Today, the ECB decided to lower the MRO, marginal lending facility and deposit facility rates by 25bp to 0.75%, 1.50% and zero.

When trying to evaluate the possible results of today’s decision, one should bear in mind that the European banking system (and money market) is segmented. One part consists of core banks (German, Dutch) with large amounts of excess liquidity in the deposit facility while the other includes periphery banks with low levels of liquidity which sometimes have to use special refinancing facilities such as the ELA in order to cover settlement of (mainly inter-European) transactions. The flow of funds is not uni-directional but only flows from the periphery (bond maturities, deposit outflows, capital flight) to the core.

As a result, in general the periphery bears the cost of borrowing funds (at the ECB MRO rate since it does not really have access to the money markets), while the core uses the deposit facility to earn a risk-free return and/or invests funds in low-risk collateralized repo transactions. With that in mind, today’s MRO rate cut can only be positive since it will lower the cost of funds for (troubled) periphery banks, either through regular refinancing operations or ELA.

On the other hand, the elimination of the deposit rate marks the loss of strict control over the money market rates by the ECB (which started with the introduction of  the 3Y-LTROs). Ever since the 3Y-LTROs, excess liquidity pushed repo rates to extremely low levels of a few bp. Now, rates are only limited by the zero bound. Moreover, arbitrage opportunities between the deposit facility and the repo are now over, lowering the incentive for market making by large banks which helped the non bank money market participants (who did not have access to the deposit facility). Banks could bid for funds and deposit them at the ECB earning a spread and increasing the money market turnover, price discovery and maintaining low bid-offer spreads.

Now, the only risk-free return offered by the ECB is the weekly SMP term deposits, which will surely see new lows in rates and large offered amounts. Compared to a deposit facility of €800bn, term deposits of €210bn are rather small and auctions will become ‘crowded’.

Current (5/7) annual eurepo rates are 0.07% (offer rates are reported). In other words, a repo of 1 million Euros will only provide a return of 700€. Assuming a bid-offer spread of just 1bp, the return of market making will be only 100€ (on €1mn) and probably not even cover transaction costs, especially since most trades are for very short tenors. A market participant facing such low returns for large trades will only be rational to demand collateral of the highest quality possible.
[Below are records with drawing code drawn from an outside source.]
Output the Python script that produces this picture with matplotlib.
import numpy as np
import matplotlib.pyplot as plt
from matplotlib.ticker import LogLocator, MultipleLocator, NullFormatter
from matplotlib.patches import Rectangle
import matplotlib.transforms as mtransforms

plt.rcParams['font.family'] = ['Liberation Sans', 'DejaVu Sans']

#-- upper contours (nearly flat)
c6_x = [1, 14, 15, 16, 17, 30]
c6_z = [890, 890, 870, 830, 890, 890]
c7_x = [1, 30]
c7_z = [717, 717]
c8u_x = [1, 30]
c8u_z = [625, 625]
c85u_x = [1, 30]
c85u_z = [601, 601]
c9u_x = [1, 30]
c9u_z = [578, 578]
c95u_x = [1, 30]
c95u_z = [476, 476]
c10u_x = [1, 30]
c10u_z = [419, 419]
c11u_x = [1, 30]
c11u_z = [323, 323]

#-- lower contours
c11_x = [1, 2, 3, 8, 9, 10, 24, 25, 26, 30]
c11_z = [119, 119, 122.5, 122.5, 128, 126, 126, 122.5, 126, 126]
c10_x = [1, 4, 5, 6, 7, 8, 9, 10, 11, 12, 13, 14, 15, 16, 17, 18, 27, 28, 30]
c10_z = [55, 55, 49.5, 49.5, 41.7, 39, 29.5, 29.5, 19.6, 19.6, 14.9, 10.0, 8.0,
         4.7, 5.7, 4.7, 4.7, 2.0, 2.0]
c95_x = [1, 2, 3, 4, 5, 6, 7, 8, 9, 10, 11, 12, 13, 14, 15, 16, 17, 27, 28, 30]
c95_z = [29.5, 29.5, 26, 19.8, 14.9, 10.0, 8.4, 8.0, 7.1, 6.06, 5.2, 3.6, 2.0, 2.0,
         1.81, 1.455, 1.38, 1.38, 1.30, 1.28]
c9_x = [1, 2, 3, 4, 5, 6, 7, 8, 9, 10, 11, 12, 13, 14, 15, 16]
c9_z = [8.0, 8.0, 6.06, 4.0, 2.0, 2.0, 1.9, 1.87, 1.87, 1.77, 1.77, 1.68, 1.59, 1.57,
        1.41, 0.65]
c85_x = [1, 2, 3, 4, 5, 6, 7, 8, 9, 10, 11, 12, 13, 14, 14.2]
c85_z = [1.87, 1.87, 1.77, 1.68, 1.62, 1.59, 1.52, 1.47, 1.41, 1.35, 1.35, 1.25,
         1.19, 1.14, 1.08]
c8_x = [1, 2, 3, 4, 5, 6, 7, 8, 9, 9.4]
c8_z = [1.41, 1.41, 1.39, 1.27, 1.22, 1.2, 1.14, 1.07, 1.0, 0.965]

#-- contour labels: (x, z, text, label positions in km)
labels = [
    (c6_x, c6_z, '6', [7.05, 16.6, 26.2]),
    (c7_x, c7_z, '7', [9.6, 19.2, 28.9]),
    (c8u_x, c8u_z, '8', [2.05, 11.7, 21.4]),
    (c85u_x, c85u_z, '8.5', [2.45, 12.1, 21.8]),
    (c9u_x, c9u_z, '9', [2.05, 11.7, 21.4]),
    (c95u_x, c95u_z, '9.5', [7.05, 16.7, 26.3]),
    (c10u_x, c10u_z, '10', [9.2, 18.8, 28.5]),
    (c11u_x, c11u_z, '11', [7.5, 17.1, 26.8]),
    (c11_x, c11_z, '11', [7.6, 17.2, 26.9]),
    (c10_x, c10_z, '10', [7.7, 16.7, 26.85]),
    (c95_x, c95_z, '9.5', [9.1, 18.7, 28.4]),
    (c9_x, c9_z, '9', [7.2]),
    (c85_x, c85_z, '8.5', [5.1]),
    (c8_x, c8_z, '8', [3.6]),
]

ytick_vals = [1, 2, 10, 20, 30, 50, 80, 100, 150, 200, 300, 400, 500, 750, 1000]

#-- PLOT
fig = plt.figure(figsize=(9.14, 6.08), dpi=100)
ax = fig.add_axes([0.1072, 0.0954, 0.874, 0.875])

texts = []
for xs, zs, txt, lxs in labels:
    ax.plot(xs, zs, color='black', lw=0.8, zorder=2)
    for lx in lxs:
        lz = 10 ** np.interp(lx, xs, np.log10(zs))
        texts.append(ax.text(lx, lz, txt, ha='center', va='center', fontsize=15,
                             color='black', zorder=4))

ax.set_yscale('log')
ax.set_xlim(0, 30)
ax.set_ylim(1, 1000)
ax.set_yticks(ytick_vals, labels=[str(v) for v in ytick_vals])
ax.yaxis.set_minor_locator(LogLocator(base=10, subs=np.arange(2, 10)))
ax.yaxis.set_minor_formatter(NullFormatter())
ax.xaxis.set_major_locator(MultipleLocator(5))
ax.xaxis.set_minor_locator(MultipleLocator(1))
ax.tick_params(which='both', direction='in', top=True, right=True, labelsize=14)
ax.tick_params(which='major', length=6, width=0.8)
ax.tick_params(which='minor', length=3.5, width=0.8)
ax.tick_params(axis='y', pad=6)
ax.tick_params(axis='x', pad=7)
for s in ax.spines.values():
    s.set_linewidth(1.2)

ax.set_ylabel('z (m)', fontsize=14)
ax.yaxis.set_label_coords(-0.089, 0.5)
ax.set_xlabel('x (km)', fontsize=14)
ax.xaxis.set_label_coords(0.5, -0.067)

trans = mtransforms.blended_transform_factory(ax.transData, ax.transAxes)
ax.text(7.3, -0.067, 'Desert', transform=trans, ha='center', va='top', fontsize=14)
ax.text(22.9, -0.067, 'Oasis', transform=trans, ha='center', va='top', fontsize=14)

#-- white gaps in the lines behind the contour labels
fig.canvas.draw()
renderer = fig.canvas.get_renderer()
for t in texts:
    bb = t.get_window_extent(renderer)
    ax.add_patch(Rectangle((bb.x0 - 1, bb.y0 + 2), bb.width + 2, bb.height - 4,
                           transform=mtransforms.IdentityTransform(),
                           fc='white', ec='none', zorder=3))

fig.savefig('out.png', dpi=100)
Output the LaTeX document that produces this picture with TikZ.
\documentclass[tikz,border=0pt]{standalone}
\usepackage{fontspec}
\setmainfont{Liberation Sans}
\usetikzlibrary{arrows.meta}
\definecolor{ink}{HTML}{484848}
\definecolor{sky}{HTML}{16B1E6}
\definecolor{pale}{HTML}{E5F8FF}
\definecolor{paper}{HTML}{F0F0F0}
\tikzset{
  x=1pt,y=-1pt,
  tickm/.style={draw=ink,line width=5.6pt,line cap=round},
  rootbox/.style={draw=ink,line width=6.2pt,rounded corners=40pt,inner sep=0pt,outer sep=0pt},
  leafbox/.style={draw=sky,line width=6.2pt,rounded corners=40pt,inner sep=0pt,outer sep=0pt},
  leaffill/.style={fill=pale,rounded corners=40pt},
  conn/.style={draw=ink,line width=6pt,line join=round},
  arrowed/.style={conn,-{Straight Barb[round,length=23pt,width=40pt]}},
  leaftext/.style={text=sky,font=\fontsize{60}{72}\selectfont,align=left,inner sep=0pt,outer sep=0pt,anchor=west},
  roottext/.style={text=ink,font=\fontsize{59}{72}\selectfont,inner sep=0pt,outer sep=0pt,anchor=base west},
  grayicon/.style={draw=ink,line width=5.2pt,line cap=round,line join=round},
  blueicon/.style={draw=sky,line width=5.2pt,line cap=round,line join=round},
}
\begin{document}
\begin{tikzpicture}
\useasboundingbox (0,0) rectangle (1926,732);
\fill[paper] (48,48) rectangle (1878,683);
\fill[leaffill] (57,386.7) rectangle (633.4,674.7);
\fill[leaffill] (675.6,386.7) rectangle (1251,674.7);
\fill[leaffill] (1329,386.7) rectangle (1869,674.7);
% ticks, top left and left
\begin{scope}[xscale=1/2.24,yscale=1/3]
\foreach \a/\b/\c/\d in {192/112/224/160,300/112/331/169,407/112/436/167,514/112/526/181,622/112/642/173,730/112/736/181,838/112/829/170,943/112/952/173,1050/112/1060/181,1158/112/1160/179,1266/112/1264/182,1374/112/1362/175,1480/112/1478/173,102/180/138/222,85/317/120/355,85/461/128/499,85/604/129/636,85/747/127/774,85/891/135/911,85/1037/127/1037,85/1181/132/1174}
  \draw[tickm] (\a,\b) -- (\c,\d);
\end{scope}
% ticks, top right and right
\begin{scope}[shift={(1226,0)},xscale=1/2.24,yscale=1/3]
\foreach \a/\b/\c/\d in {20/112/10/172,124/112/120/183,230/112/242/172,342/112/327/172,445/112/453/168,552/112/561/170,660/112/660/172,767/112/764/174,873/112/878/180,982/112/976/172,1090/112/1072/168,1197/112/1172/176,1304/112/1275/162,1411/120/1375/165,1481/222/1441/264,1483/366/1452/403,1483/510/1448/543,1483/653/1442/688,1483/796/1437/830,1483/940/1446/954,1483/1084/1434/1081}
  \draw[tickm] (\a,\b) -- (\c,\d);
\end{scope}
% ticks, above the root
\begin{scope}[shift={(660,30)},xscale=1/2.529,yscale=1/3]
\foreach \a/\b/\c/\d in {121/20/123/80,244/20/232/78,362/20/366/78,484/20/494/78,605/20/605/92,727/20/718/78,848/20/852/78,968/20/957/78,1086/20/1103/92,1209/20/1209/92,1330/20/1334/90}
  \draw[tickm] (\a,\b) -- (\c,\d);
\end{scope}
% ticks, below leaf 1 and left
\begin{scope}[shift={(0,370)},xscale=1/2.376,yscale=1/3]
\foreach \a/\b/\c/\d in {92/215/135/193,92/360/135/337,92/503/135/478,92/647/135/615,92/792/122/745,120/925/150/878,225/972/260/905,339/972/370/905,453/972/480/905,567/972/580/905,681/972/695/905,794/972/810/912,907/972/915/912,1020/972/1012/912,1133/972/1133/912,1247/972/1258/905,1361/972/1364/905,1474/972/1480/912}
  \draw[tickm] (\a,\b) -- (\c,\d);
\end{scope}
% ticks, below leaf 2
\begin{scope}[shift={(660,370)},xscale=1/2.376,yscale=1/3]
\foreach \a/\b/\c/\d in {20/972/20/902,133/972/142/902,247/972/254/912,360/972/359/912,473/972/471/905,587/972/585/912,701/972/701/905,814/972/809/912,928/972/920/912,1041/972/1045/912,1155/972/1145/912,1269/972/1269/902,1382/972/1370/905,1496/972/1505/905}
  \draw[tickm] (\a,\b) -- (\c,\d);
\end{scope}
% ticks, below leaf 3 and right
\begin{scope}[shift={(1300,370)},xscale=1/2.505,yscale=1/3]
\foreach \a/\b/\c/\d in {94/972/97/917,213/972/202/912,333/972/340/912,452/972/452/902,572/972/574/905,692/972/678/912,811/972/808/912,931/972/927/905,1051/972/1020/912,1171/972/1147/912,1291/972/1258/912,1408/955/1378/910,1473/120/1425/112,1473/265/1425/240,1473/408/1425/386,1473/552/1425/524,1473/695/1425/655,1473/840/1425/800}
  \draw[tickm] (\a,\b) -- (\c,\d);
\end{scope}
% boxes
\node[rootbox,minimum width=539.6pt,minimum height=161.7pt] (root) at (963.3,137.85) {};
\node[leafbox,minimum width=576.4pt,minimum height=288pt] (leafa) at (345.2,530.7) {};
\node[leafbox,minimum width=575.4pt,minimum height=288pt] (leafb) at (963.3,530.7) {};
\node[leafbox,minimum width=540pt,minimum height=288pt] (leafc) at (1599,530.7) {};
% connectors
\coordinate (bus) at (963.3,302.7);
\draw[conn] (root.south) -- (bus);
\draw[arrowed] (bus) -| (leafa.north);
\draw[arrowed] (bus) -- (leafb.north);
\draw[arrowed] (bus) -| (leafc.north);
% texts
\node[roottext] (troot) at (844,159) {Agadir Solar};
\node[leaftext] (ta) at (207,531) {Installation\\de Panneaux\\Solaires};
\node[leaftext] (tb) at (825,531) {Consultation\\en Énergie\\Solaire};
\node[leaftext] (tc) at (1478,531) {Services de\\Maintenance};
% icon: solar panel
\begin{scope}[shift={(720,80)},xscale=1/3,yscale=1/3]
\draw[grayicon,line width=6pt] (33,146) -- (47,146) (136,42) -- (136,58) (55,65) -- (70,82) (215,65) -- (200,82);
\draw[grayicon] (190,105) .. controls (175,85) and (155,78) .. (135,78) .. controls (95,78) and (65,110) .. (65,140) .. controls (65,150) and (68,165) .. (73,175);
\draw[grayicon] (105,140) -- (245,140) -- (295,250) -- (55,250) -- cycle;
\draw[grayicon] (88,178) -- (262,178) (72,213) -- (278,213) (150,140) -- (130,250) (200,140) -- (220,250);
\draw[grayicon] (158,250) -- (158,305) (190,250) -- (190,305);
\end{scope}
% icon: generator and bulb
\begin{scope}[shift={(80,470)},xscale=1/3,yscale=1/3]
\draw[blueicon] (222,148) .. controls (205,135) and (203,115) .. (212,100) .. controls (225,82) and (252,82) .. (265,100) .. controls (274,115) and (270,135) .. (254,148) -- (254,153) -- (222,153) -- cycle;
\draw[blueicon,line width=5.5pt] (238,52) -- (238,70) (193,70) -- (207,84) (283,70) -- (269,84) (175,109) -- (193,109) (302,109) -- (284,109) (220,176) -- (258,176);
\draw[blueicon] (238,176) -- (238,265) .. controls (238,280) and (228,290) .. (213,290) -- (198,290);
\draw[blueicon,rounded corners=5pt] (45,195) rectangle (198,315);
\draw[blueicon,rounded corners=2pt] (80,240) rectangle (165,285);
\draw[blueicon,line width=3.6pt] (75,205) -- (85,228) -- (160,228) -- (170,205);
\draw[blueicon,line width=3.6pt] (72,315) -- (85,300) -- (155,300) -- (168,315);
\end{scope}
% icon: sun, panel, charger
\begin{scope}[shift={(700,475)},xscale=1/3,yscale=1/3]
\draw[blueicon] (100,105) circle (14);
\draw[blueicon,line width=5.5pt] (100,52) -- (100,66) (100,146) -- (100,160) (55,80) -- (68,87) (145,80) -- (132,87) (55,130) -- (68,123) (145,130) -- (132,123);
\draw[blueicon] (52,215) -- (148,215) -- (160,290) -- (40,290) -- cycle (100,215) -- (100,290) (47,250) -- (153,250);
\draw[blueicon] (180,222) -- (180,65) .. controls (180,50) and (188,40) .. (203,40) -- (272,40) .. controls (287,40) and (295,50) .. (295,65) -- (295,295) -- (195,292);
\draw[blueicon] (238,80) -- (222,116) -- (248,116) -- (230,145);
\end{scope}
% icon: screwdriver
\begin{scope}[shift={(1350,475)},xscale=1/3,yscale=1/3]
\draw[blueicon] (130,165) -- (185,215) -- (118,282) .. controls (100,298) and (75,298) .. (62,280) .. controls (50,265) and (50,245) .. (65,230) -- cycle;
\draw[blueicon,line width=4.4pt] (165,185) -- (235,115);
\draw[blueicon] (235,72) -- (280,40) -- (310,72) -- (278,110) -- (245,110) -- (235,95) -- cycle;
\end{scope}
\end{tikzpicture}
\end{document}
These numbers point to a strong decrease in market turnover with the European market ‘turning Japanese’. Given the high risks involved in the European money market, the most possible scenario is that participants will opt for principal conservation and only look for very low risk assets, pushing their yields even to negative territory (something that has happened with short-term German paper).

Financial institutions other than banks are almost as large as the banking sector in the Euro area:

These investors had the alternative of investing in the (secured/unsecured) interbank market for short tenors. A pension fund (and other investors) could loan available funds in the repo market for one month (in return for high quality securities), rollover the loan for 3 months (to the same or other counterparty) and earn an annualized rate of over 0.12%, which was much higher than rates on German 3-month T-Bills:

Now such trades are not available. Coupled with the fact that new securitisation issuance in the Euro area is limited (the 3Y-LTROs were mainly provided in order to allow previous securities to mature since new issuance was not possible), as well as the supply of safe assets, most short-term safe assets will see their yield turning negative very quickly.

Also, given the fact that the Fed pays 0.25% on USD bank reserves, banks with access to both deposit facilities should prefer USD in terms of risk-free returns.

The ECB probably expects more risk taking from its move today. In my view the result will be a decline of trading in the interbank market, negative yields and lack of profitable low risk trades. Providing the banking system with zero low risk returns is not a recipe for risk taking but rather for making the market smaller and less efficient.

In a sense, cash and bank reserves (at least those kept in the deposit facility) now have the same zero rate of return. They only differ in transaction and storage costs. I don’t see how making banks indifferent between holding cash or bank reserves (with the first basically only capable of settling small transactions with the public) is a monetary easing action.

Update 6/7: And here’s today’s eurepo rate curve. Rates for tenors longer than 2 months are under 2bp (although that is a product of averaging, actual rates are quoted in two decimal places). So the bid-offer spreads should be around 1bp with returns of 100€ for a €1mn trade. A number of participants are now actually quoting negative rates.

Eonia swap rates have also dropped significantly, while euro money market mutual funds have started denying new cash and short-term German T-Bills are dropping to strong negative yields.